EIFL has updated its draft law on copyright to include a simplified and shortened provision on persons with disabilities.
The update comes as the Marrakesh Treaty to Facilitate Access to Published Works for Persons Who Are Blind, Visually Impaired or Otherwise Print Disabled is set to enter into force on 30 September 2016, following its ratification by 20 member states of the World Intellectual Property Organization (WIPO).
The treaty creates an international legal framework that allows the creation of accessible versions of copyrighted works and makes it possible to share them across borders.
Therefore, many countries are now amending their copyright laws to enable the creation and cross-border transfer of accessible format copies.

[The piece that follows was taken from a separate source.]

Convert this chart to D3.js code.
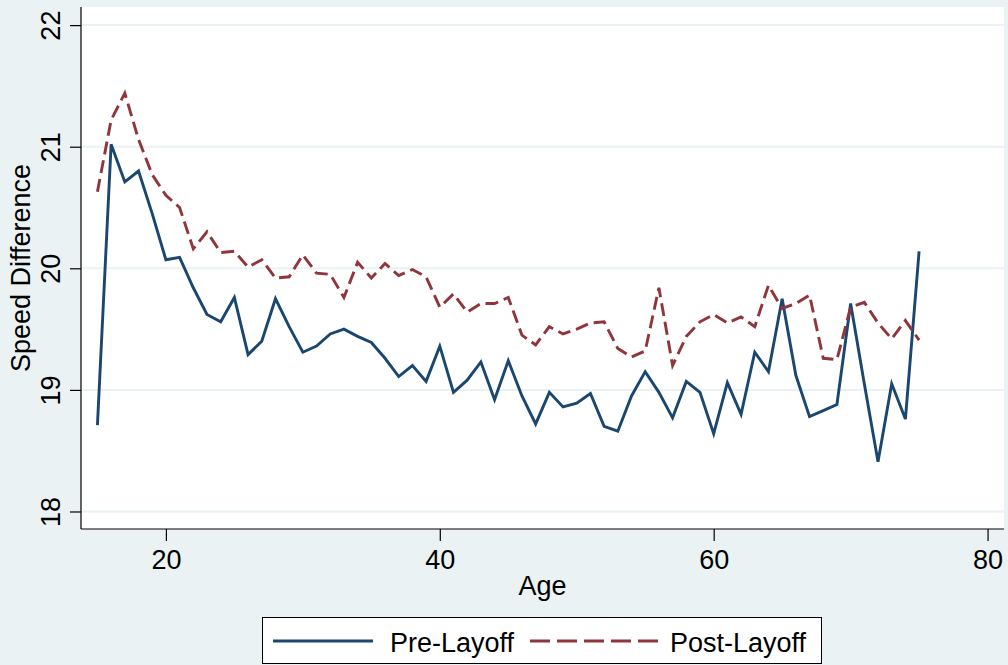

“EIFL has been supporting ratification of the Marrakesh Treaty in partner countries since the treaty was adopted in 2013,” said Teresa Hackett, EIFL’s Copyright and Libraries Programme Manager. "The EIFL draft law is one of the tools we use to support its implementation into national law."
The provision on persons with disabilities (Article 17) in the 2014 EIFL draft law, drawn from the text of the Marrakesh Treaty, had six parts. It was decided to simplify Article 17 in the draft law, so that it is now one part, to facilitate its easy implementation into national law.
The new concise article complies with the Marrakesh Treaty and also includes persons with other disabilities, such as deaf people.
The EIFL Draft Law on copyright
The EIFL Draft Law on Copyright including Model Exceptions and Limitations for Libraries and their Users (2016) is a practical guide to assist librarians, as well as their legal advisors and policy-makers, when national laws are being updated. It is designed to support access to knowledge and the public interest mission of libraries.
The provisions apply fully to the digital environment, and contain important measures needed for preservation, inter-library document supply, orphan works, persons with disabilities, translations, and text and data mining, among other activities. It also includes a flexible exception to 'future proof' the law for technological advances. Each exception and limitation is accompanied by a short explanatory note that describes the policy goal of the provision and examples of its effect.
We hope it will continue to be a useful resource for librarians and policy-makers alike.